- **Aim**
Restate the whole of the material. Keep every word, and drop the pictures.

- **Available data**

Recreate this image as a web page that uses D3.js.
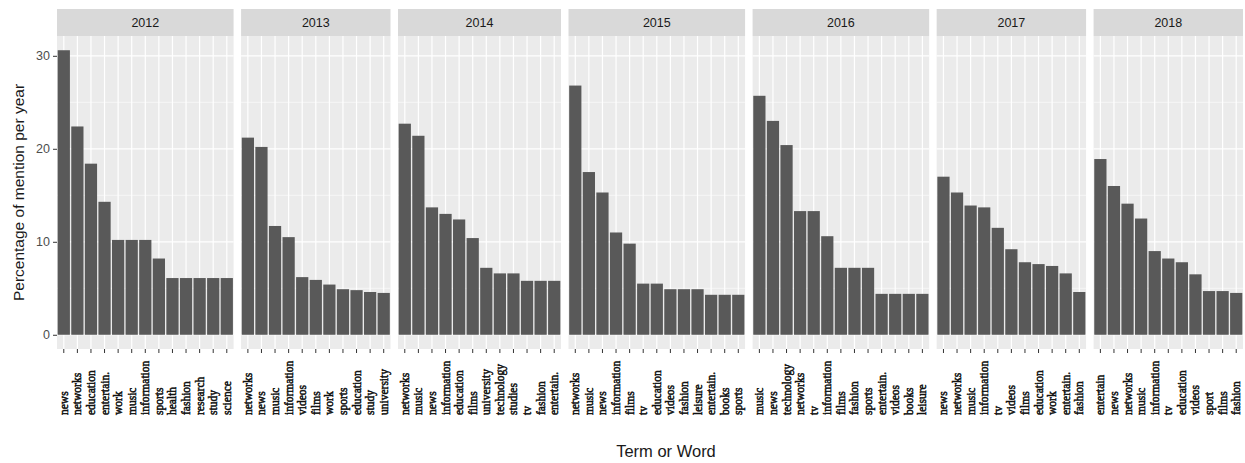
<!DOCTYPE html>
<html>
<head>
<meta charset="utf-8">
<script src="https://cdn.jsdelivr.net/npm/d3@7"></script>
<style>
  html, body { margin: 0; padding: 0; background: #ffffff; }
  svg { display: block; }
</style>
</head>
<body>
<svg id="chart" width="1245" height="463"></svg>
<script>
const years = ["2012", "2013", "2014", "2015", "2016", "2017", "2018"];

const terms2012 = ["news", "networks", "education", "entertain.", "work", "music", "information", "sports", "health", "fashion", "research", "study", "science"];
const values2012 = [30.6, 22.4, 18.4, 14.3, 10.2, 10.2, 10.2, 8.2, 6.1, 6.1, 6.1, 6.1, 6.1];

const terms2013 = ["networks", "news", "music", "information", "videos", "films", "work", "sports", "education", "study", "university"];
const values2013 = [21.2, 20.2, 11.7, 10.5, 6.2, 5.9, 5.4, 4.9, 4.8, 4.6, 4.5];

const terms2014 = ["networks", "music", "news", "information", "education", "films", "university", "technology", "studies", "tv", "fashion", "entertain."];
const values2014 = [22.7, 21.4, 13.7, 13.0, 12.4, 10.4, 7.2, 6.6, 6.6, 5.8, 5.8, 5.8];

const terms2015 = ["networks", "music", "news", "information", "films", "tv", "education", "videos", "fashion", "leisure", "entertain.", "books", "sports"];
const values2015 = [26.8, 17.5, 15.3, 11.0, 9.8, 5.5, 5.5, 4.9, 4.9, 4.9, 4.3, 4.3, 4.3];

const terms2016 = ["music", "news", "technology", "networks", "tv", "information", "films", "fashion", "sports", "entertain.", "videos", "books", "leisure"];
const values2016 = [25.7, 23.0, 20.4, 13.3, 13.3, 10.6, 7.2, 7.2, 7.2, 4.4, 4.4, 4.4, 4.4];

const terms2017 = ["news", "networks", "music", "information", "tv", "videos", "films", "education", "work", "entertain.", "fashion"];
const values2017 = [17.0, 15.3, 13.9, 13.7, 11.5, 9.2, 7.8, 7.6, 7.4, 6.6, 4.6];

const terms2018 = ["entertain", "news", "networks", "music", "information", "tv", "education", "videos", "sport", "films", "fashion"];
const values2018 = [18.9, 16.0, 14.1, 12.5, 9.0, 8.2, 7.8, 6.5, 4.7, 4.7, 4.5];

const yTicks = [0, 10, 20, 30];
const yMinor = [5, 15, 25];
const yTitle = "Percentage of mention per year";
const xTitle = "Term or Word";

const panels = [
  { year: years[0], terms: terms2012, values: values2012 },
  { year: years[1], terms: terms2013, values: values2013 },
  { year: years[2], terms: terms2014, values: values2014 },
  { year: years[3], terms: terms2015, values: values2015 },
  { year: years[4], terms: terms2016, values: values2016 },
  { year: years[5], terms: terms2017, values: values2017 },
  { year: years[6], terms: terms2018, values: values2018 }
];

const svg = d3.select("#chart");
const left = 57, right = 1243, gap = 7.5;
const stripTop = 9, panelTop = 36, panelBottom = 349;
const totalN = d3.sum(panels, p => p.terms.length);
const step = (right - left - gap * (panels.length - 1)) / totalN;

const allMax = d3.max(panels, p => d3.max(p.values));
const pad = allMax * 0.05;
const y = d3.scaleLinear().domain([-pad, allMax + pad]).range([panelBottom, panelTop]);

let x0 = left;
panels.forEach(p => {
  const w = p.terms.length * step;
  p.x = d3.scaleBand().domain(p.terms).range([x0, x0 + w]).paddingInner(0.1).paddingOuter(0.05);
  p.x0 = x0; p.w = w;
  x0 += w + gap;
});

panels.forEach(p => {
  const g = svg.append("g");
  g.append("rect").attr("x", p.x0).attr("y", stripTop).attr("width", p.w).attr("height", panelTop - stripTop).attr("fill", "#d9d9d9");
  g.append("text").attr("x", p.x0 + p.w / 2).attr("y", (stripTop + panelTop) / 2).attr("dy", "0.35em")
    .attr("text-anchor", "middle").attr("font-family", "Liberation Sans, Arial, sans-serif").attr("font-size", 12.5)
    .attr("fill", "#1a1a1a").text(p.year);
  g.append("rect").attr("x", p.x0).attr("y", panelTop).attr("width", p.w).attr("height", panelBottom - panelTop).attr("fill", "#ebebeb");
  g.selectAll(".minor").data(yMinor).join("line")
    .attr("x1", p.x0).attr("x2", p.x0 + p.w).attr("y1", d => y(d)).attr("y2", d => y(d))
    .attr("stroke", "#ffffff").attr("stroke-width", 0.6);
  g.selectAll(".major").data(yTicks).join("line")
    .attr("x1", p.x0).attr("x2", p.x0 + p.w).attr("y1", d => y(d)).attr("y2", d => y(d))
    .attr("stroke", "#ffffff").attr("stroke-width", 1.2);
  g.selectAll(".vgrid").data(p.terms).join("line")
    .attr("x1", d => p.x(d) + p.x.bandwidth() / 2).attr("x2", d => p.x(d) + p.x.bandwidth() / 2)
    .attr("y1", panelTop).attr("y2", panelBottom)
    .attr("stroke", "#ffffff").attr("stroke-width", 1.2);
  g.selectAll(".bar").data(p.terms.map((t, i) => ({ t, v: p.values[i] }))).join("rect")
    .attr("x", d => p.x(d.t)).attr("width", p.x.bandwidth())
    .attr("y", d => y(d.v)).attr("height", d => y(0) - y(d.v))
    .attr("fill", "#595959");
  const ax = svg.append("g").attr("transform", `translate(0,${panelBottom})`)
    .call(d3.axisBottom(p.x).tickSize(4).tickSizeOuter(0));
  ax.select(".domain").remove();
  ax.selectAll(".tick line").attr("stroke", "#333333").attr("stroke-width", 1);
  ax.selectAll(".tick text")
    .attr("transform", "rotate(-90)")
    .attr("x", -66).attr("y", 0).attr("dy", "0.35em")
    .attr("text-anchor", "start")
    .attr("font-family", "Liberation Serif, Times New Roman, serif")
    .attr("font-size", 11.5)
    .attr("fill", "#111111")
    .attr("stroke", "#111111").attr("stroke-width", 0.5);
});

const ay = svg.append("g").attr("transform", `translate(${left},0)`)
  .call(d3.axisLeft(y).tickValues(yTicks).tickSize(4).tickSizeOuter(0));
ay.select(".domain").remove();
ay.selectAll(".tick line").attr("stroke", "#333333");
ay.selectAll(".tick text").attr("font-family", "Liberation Sans, Arial, sans-serif").attr("font-size", 12.5)
  .attr("fill", "#4d4d4d").attr("x", -7);

svg.append("text").attr("transform", `translate(19,${(panelTop + panelBottom) / 2}) rotate(-90)`)
  .attr("text-anchor", "middle").attr("dy", "0.35em")
  .attr("font-family", "Liberation Sans, Arial, sans-serif").attr("font-size", 15.5)
  .attr("fill", "#1a1a1a").text(yTitle);

svg.append("text").attr("x", 666).attr("y", 456.5).attr("text-anchor", "middle")
  .attr("font-family", "Liberation Sans, Arial, sans-serif").attr("font-size", 16.5)
  .attr("fill", "#1a1a1a").text(xTitle);
</script>
</body>
</html>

- **Reply to the task**
Recreate this image as a web page that uses D3.js.
<!DOCTYPE html>
<html>
<head>
<meta charset="utf-8">
<script src="https://cdn.jsdelivr.net/npm/d3@7"></script>
<style>
  html, body { margin: 0; padding: 0; background: #ffffff; }
  svg { display: block; }
</style>
</head>
<body>
<svg id="chart" width="1245" height="463"></svg>
<script>
const years = ["2012", "2013", "2014", "2015", "2016", "2017", "2018"];

const terms2012 = ["news", "networks", "education", "entertain.", "work", "music", "information", "sports", "health", "fashion", "research", "study", "science"];
const values2012 = [30.6, 22.4, 18.4, 14.3, 10.2, 10.2, 10.2, 8.2, 6.1, 6.1, 6.1, 6.1, 6.1];

const terms2013 = ["networks", "news", "music", "information", "videos", "films", "work", "sports", "education", "study", "university"];
const values2013 = [21.2, 20.2, 11.7, 10.5, 6.2, 5.9, 5.4, 4.9, 4.8, 4.6, 4.5];

const terms2014 = ["networks", "music", "news", "information", "education", "films", "university", "technology", "studies", "tv", "fashion", "entertain."];
const values2014 = [22.7, 21.4, 13.7, 13.0, 12.4, 10.4, 7.2, 6.6, 6.6, 5.8, 5.8, 5.8];

const terms2015 = ["networks", "music", "news", "information", "films", "tv", "education", "videos", "fashion", "leisure", "entertain.", "books", "sports"];
const values2015 = [26.8, 17.5, 15.3, 11.0, 9.8, 5.5, 5.5, 4.9, 4.9, 4.9, 4.3, 4.3, 4.3];

const terms2016 = ["music", "news", "technology", "networks", "tv", "information", "films", "fashion", "sports", "entertain.", "videos", "books", "leisure"];
const values2016 = [25.7, 23.0, 20.4, 13.3, 13.3, 10.6, 7.2, 7.2, 7.2, 4.4, 4.4, 4.4, 4.4];

const terms2017 = ["news", "networks", "music", "information", "tv", "videos", "films", "education", "work", "entertain.", "fashion"];
const values2017 = [17.0, 15.3, 13.9, 13.7, 11.5, 9.2, 7.8, 7.6, 7.4, 6.6, 4.6];

const terms2018 = ["entertain", "news", "networks", "music", "information", "tv", "education", "videos", "sport", "films", "fashion"];
const values2018 = [18.9, 16.0, 14.1, 12.5, 9.0, 8.2, 7.8, 6.5, 4.7, 4.7, 4.5];

const yTicks = [0, 10, 20, 30];
const yMinor = [5, 15, 25];
const yTitle = "Percentage of mention per year";
const xTitle = "Term or Word";

const panels = [
  { year: years[0], terms: terms2012, values: values2012 },
  { year: years[1], terms: terms2013, values: values2013 },
  { year: years[2], terms: terms2014, values: values2014 },
  { year: years[3], terms: terms2015, values: values2015 },
  { year: years[4], terms: terms2016, values: values2016 },
  { year: years[5], terms: terms2017, values: values2017 },
  { year: years[6], terms: terms2018, values: values2018 }
];

const svg = d3.select("#chart");
const left = 57, right = 1243, gap = 7.5;
const stripTop = 9, panelTop = 36, panelBottom = 349;
const totalN = d3.sum(panels, p => p.terms.length);
const step = (right - left - gap * (panels.length - 1)) / totalN;

const allMax = d3.max(panels, p => d3.max(p.values));
const pad = allMax * 0.05;
const y = d3.scaleLinear().domain([-pad, allMax + pad]).range([panelBottom, panelTop]);

let x0 = left;
panels.forEach(p => {
  const w = p.terms.length * step;
  p.x = d3.scaleBand().domain(p.terms).range([x0, x0 + w]).paddingInner(0.1).paddingOuter(0.05);
  p.x0 = x0; p.w = w;
  x0 += w + gap;
});

panels.forEach(p => {
  const g = svg.append("g");
  g.append("rect").attr("x", p.x0).attr("y", stripTop).attr("width", p.w).attr("height", panelTop - stripTop).attr("fill", "#d9d9d9");
  g.append("text").attr("x", p.x0 + p.w / 2).attr("y", (stripTop + panelTop) / 2).attr("dy", "0.35em")
    .attr("text-anchor", "middle").attr("font-family", "Liberation Sans, Arial, sans-serif").attr("font-size", 12.5)
    .attr("fill", "#1a1a1a").text(p.year);
  g.append("rect").attr("x", p.x0).attr("y", panelTop).attr("width", p.w).attr("height", panelBottom - panelTop).attr("fill", "#ebebeb");
  g.selectAll(".minor").data(yMinor).join("line")
    .attr("x1", p.x0).attr("x2", p.x0 + p.w).attr("y1", d => y(d)).attr("y2", d => y(d))
    .attr("stroke", "#ffffff").attr("stroke-width", 0.6);
  g.selectAll(".major").data(yTicks).join("line")
    .attr("x1", p.x0).attr("x2", p.x0 + p.w).attr("y1", d => y(d)).attr("y2", d => y(d))
    .attr("stroke", "#ffffff").attr("stroke-width", 1.2);
  g.selectAll(".vgrid").data(p.terms).join("line")
    .attr("x1", d => p.x(d) + p.x.bandwidth() / 2).attr("x2", d => p.x(d) + p.x.bandwidth() / 2)
    .attr("y1", panelTop).attr("y2", panelBottom)
    .attr("stroke", "#ffffff").attr("stroke-width", 1.2);
  g.selectAll(".bar").data(p.terms.map((t, i) => ({ t, v: p.values[i] }))).join("rect")
    .attr("x", d => p.x(d.t)).attr("width", p.x.bandwidth())
    .attr("y", d => y(d.v)).attr("height", d => y(0) - y(d.v))
    .attr("fill", "#595959");
  const ax = svg.append("g").attr("transform", `translate(0,${panelBottom})`)
    .call(d3.axisBottom(p.x).tickSize(4).tickSizeOuter(0));
  ax.select(".domain").remove();
  ax.selectAll(".tick line").attr("stroke", "#333333").attr("stroke-width", 1);
  ax.selectAll(".tick text")
    .attr("transform", "rotate(-90)")
    .attr("x", -66).attr("y", 0).attr("dy", "0.35em")
    .attr("text-anchor", "start")
    .attr("font-family", "Liberation Serif, Times New Roman, serif")
    .attr("font-size", 11.5)
    .attr("fill", "#111111")
    .attr("stroke", "#111111").attr("stroke-width", 0.5);
});

const ay = svg.append("g").attr("transform", `translate(${left},0)`)
  .call(d3.axisLeft(y).tickValues(yTicks).tickSize(4).tickSizeOuter(0));
ay.select(".domain").remove();
ay.selectAll(".tick line").attr("stroke", "#333333");
ay.selectAll(".tick text").attr("font-family", "Liberation Sans, Arial, sans-serif").attr("font-size", 12.5)
  .attr("fill", "#4d4d4d").attr("x", -7);

svg.append("text").attr("transform", `translate(19,${(panelTop + panelBottom) / 2}) rotate(-90)`)
  .attr("text-anchor", "middle").attr("dy", "0.35em")
  .attr("font-family", "Liberation Sans, Arial, sans-serif").attr("font-size", 15.5)
  .attr("fill", "#1a1a1a").text(yTitle);

svg.append("text").attr("x", 666).attr("y", 456.5).attr("text-anchor", "middle")
  .attr("font-family", "Liberation Sans, Arial, sans-serif").attr("font-size", 16.5)
  .attr("fill", "#1a1a1a").text(xTitle);
</script>
</body>
</html>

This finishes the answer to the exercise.